STOCKHOLM, Sweden (AP) - Hundreds of people packed a Stockholm church on Sunday for a memorial service on the second anniversary of the murder of Foreign Minister Anna Lindh.
Bo Holmberg, Lindh's husband, and Social Democratic Party secretary Marita Ulvskog laid a wreath of roses at her grave - already covered with hundreds of flowers - at the Katarina Church cemetery after the service.
Lindh, a 46-year-old who was widely seen as Sweden's next prime minister, was attacked as she shopped unguarded with a friend on Sept. 10, 2003. Her attacker, Mijailo Mijailovic, stabbed her at least seven times in the stomach, chest and arm. She died at a hospital the next morning.
"It's important that we remember Anna Lindh," Prime Minister Goran Persson wrote in a column Sunday in the tabloid Aftonbladet. "When I'm travelling and representing Sweden abroad, I'm constantly reminded of Anna. I meet her friends and talk about the issues she stood up for."
To honour her memory, the Anna Lindh Memorial Fund and a Swedish theatre group on Sunday held seminars in 10 cities on human trafficking - an evil Lindh combatted.

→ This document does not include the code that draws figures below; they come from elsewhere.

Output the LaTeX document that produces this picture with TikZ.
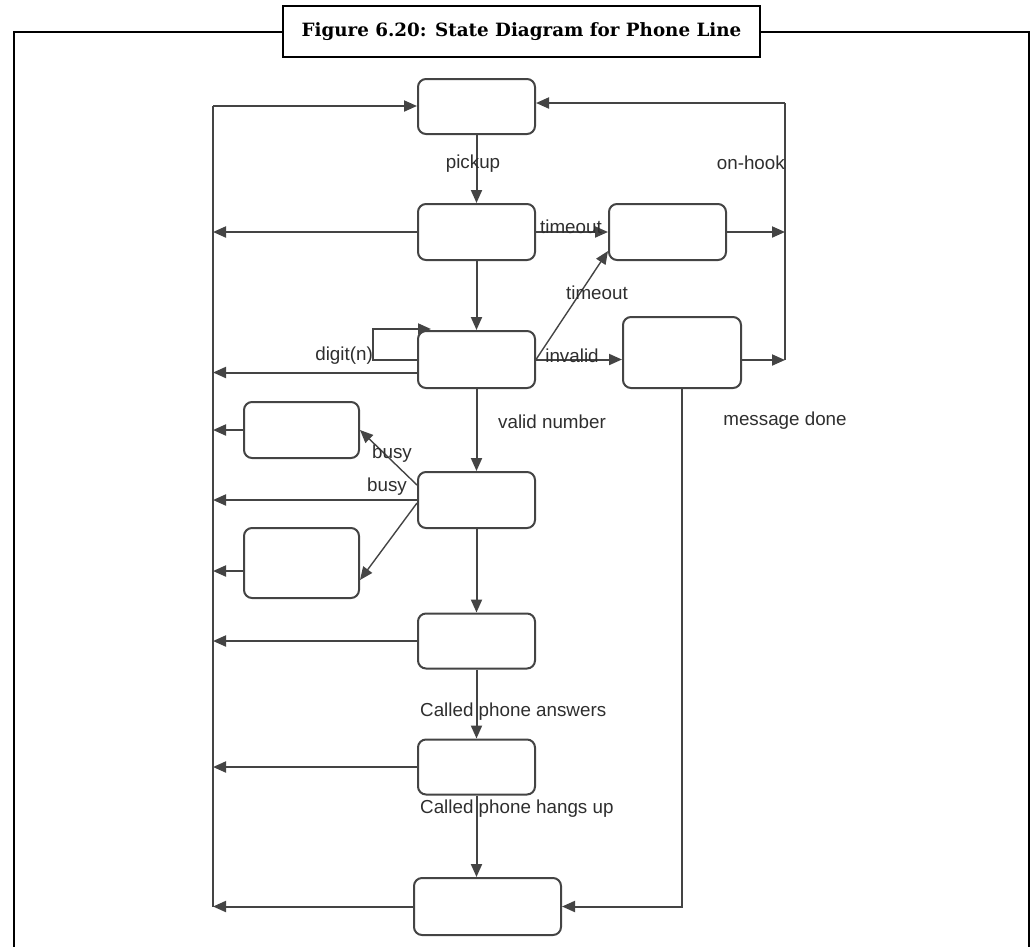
\documentclass[tikz,border=0pt]{standalone}
\usepackage{fontspec}
\setmainfont{Liberation Sans}
\newfontfamily\titlefont{DejaVu Serif}
\usetikzlibrary{arrows.meta}
\definecolor{ln}{HTML}{444444}
\definecolor{tx}{HTML}{2E2E2E}
\begin{document}
\begin{tikzpicture}[x=1pt,y=-1pt,
  state/.style={draw=ln, line width=2pt, rounded corners=8pt, fill=white,
    minimum width=117pt, minimum height=56pt, inner sep=0pt},
  wire/.style={draw=ln, line width=2pt},
  arr/.style={wire, -{Triangle[length=13pt,width=11pt]}},
  thin arr/.style={draw=ln, line width=1.4pt, -{Triangle[length=13pt,width=11pt]}},
  lbl/.style={inner sep=0pt, text=tx, font=\fontsize{18.8}{21}\selectfont},
  frame/.style={draw=black, line width=2.8pt}]
\useasboundingbox (0,0) rectangle (1033,946);

% outer frame (open at the bottom) and caption box
\draw[frame] (14,950) -- (14,32) -- (1029,32) -- (1029,950);
\node[frame, fill=white, minimum width=477pt, minimum height=51pt, inner sep=0pt]
  (title) at (521.5,31.5)
  {\titlefont\bfseries\fontsize{18.3}{20}\selectfont Figure 6.20: State Diagram for Phone Line};

% states
\node[state, minimum height=55pt] (idle)  at (476.5,106.5) {};
\node[state] (dial)    at (476.5,232) {};
\node[state] (warn)    at (667.5,232) {};
\node[state, minimum height=57pt] (collect) at (476.5,359.5) {};
\node[state, minimum width=118pt, minimum height=71pt] (msg) at (682,352.5) {};
\node[state, minimum width=115pt] (busyA) at (301.5,430) {};
\node[state] (route)   at (476.5,500) {};
\node[state, minimum width=115pt, minimum height=70pt] (busyB) at (301.5,563) {};
\node[state, minimum height=55pt] (ring) at (476.5,641) {};
\node[state, minimum height=55pt] (talk) at (476.5,767) {};
\node[state, minimum width=147pt, minimum height=57pt] (hang) at (487.5,906.5) {};

% return buses
\coordinate (Ltop) at (213,106);
\coordinate (Lbot) at (213,907);
\coordinate (Rtop) at (785,103);
\coordinate (Rbot) at (785,360);
\draw[wire] (Ltop) -- (Lbot);
\draw[wire] (Rtop) -- (Rbot);
\draw[arr] (Ltop) -- (idle.west |- Ltop);
\draw[arr] (Rtop) -- (idle.east |- Rtop);

% main flow
\draw[arr] (idle.south) -- (dial.north);
\draw[arr] (dial.south) -- (collect.north);
\draw[arr] (collect.south) -- (route.north);
\draw[arr] (route.south) -- (ring.north);
\draw[arr] (ring.south) -- (talk.north);
\draw[arr] (talk.south) -- (hang.north -| talk.south);

% side transitions
\draw[arr] (dial.east) -- (warn.west);
\draw[thin arr] (collect.east) -- ([yshift=10pt]warn.south west);
\draw[arr] (collect.east) -- (msg.west |- collect.east);
\draw[arr] (warn.east) -- (warn.east -| Rtop);
\draw[arr] (msg.east |- Rbot) -- (Rbot);
\draw[arr] (msg.south) |- (hang.east);
\draw[arr] (collect.west) -- ++(-44,0) |- ([xshift=14pt,yshift=1pt]collect.north west);
\draw[thin arr] ([yshift=15pt]route.west) -- (busyA.east);
\draw[thin arr] ([yshift=-3pt]route.west) -- ([yshift=-17pt]busyB.east);

% exits to the left bus
\draw[arr] (dial.west) -- (dial.west -| Ltop);
\draw[arr] ([yshift=-13pt]collect.west) -- ([yshift=-13pt]collect.west -| Ltop);
\draw[arr] (busyA.west) -- (busyA.west -| Ltop);
\draw[arr] (route.west) -- (route.west -| Ltop);
\draw[arr] ([yshift=-8pt]busyB.west) -- ([yshift=-8pt]busyB.west -| Ltop);
\draw[arr] (ring.west) -- (ring.west -| Ltop);
\draw[arr] (talk.west) -- (talk.west -| Ltop);
\draw[arr] (hang.west) -- (hang.west -| Ltop);

% transition labels
\node[lbl] (lpick) at (473,164) {pickup};
\node[lbl, anchor=east] (lhook) at (785,163) {on-hook};
\node[lbl] (lto1) at (571,227) {timeout};
\node[lbl] (lto2) at (597,293) {timeout};
\node[lbl, anchor=east] (ldig) at (373,356) {digit(n)};
\node[lbl] (linv) at (572,356) {invalid};
\node[lbl, anchor=west] (lvalid) at (498,422) {valid number};
\node[lbl] (ldone) at (785,421) {message done};
\node[lbl] (lbusy1) at (392,454) {busy};
\node[lbl] (lbusy2) at (387,487) {busy};
\node[lbl, anchor=west] (lans) at (420,712) {Called phone answers};
\node[lbl, anchor=west] (lhup) at (420,809) {Called phone hangs up};
\end{tikzpicture}
\end{document}
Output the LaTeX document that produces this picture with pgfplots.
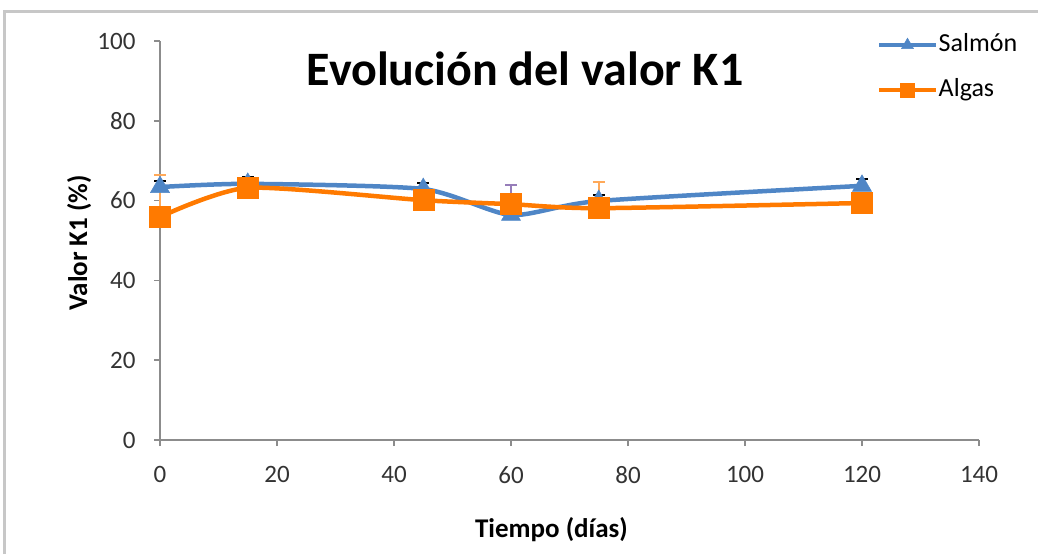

Mijailovic has been serving a life sentence since December, but will be moved from a high-security prison to a psychiatric clinic, prison officials said Friday.
He confessed to the stabbing, saying it was an impulse attack ordered by voices in his head, but insisted he didn't mean to kill Lindh.
In December, the Supreme Court sentenced him to life imprisonment, overturning a ruling by a lower court that had sentenced him to psychiatric care.
Mijailovic, a citizen of Serbia and Montenegro who renounced his Swedish citizenship last year, has requested to serve his prison sentence in the Balkan country.